To recap, criteria for inclusion in the Magic Quadrant include:
- At least US$ 10 million in revenues from content management revenues, or US$ 10 million or more in subscriptions for open source vendors.
- Market products in two geographic regions
- ECM software commercially available
- An ECM suite with at least four core native components
Visionaries
Visionaries are companies that may offer all capabilities needed for a fully functioning ECM suite natively, or partners with other vendors for several core ECM components. In some cases, these companies need to integrate their acquisitions into their product suites. The Visionaries in alphabetical order are:
Adobe
Adobe (news, site) bought Day Software in October this year. In the wake of the acquisition, Adobe is expected to continue to focus on building open source products and actively push standards like JSR and CMIS.
- Strengths: Before the acquisition Day was at the forefront of devising integration standards like JSR and CMIS. The company has built a number of tools for mobile applications and cloud hosting. It has actively targeted media companies looking to provide applications for every channel.
- Cautions: The acquisition of Day may draw focus away from product development and towards integration with Adobe’s LiveCycle and Omniture producst in order to expand the footprint of its WCM. Adobe also needs to build better market visibility. As an open-source platform it also requires deeper technical and administrative skills to implement.
Alfresco
Alfresco (news, site) is the only open source ECM suite to address all core capabilities required for inclusion and as such is the only open source vendor in this year’s list. Originally focused on document repository services, it now covers records management, WCM, DAM and BPM.
- Strengths: It has a growing number of regional and global system integrators as well as a thriving user community. With support for CMIS, REST and Web Services, it has also built integration for Drupal, Joomla, Google Docs and IBM’s Lotus Quickr/Connections. Its suite can be deployed on a single server reducing hardware costs and simplifying deployment and administration.

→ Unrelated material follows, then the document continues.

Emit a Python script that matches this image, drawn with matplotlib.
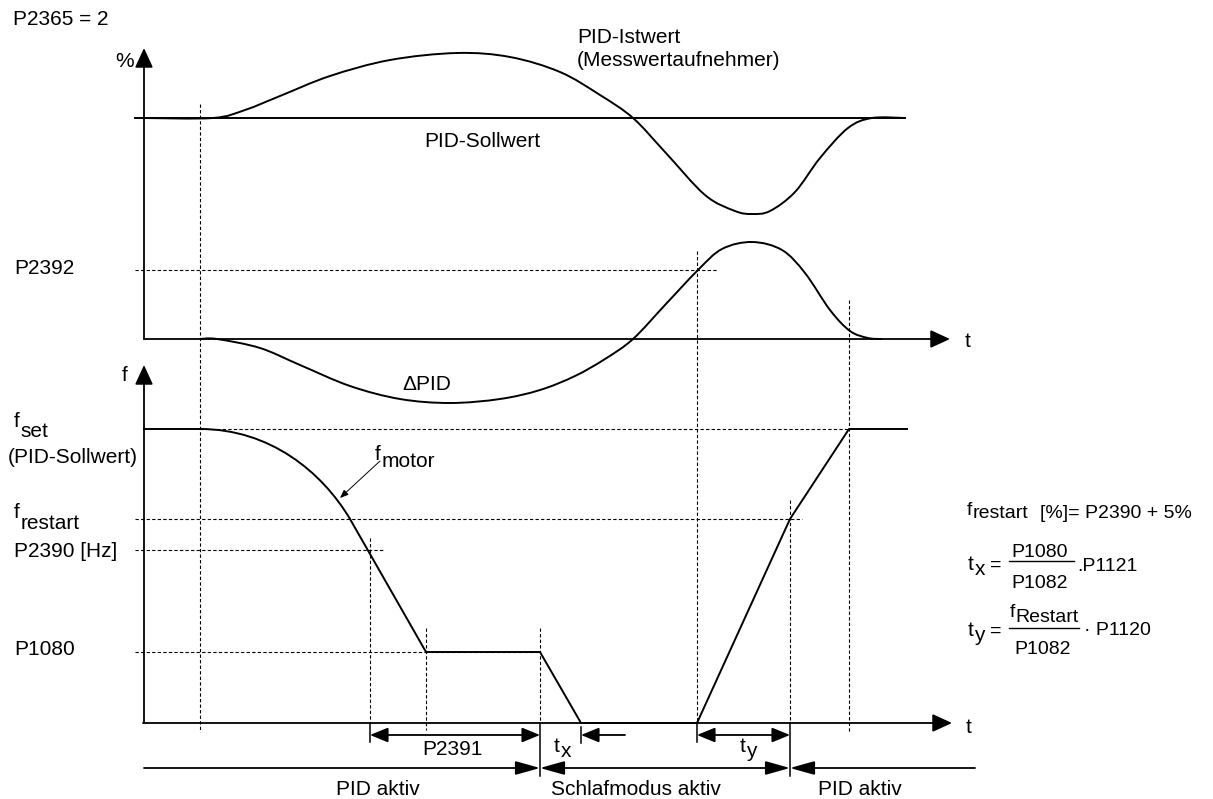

- Cautions: Gartner says it has received feedback which says some Alfresco customers have had performance and scalability issues when deploying it beyond departmental implementations. It does not have packaged, certified integration with ERP and CRM applications like SAP’s or Oracle’s Seibel CRM.
Autonomy
While Autonomy (news, site) has all the required ECM components in its product portfolio, it does not market itself as an ECM vendor. However, companies looking for information access, governance or social content management could do worse than Autonomy.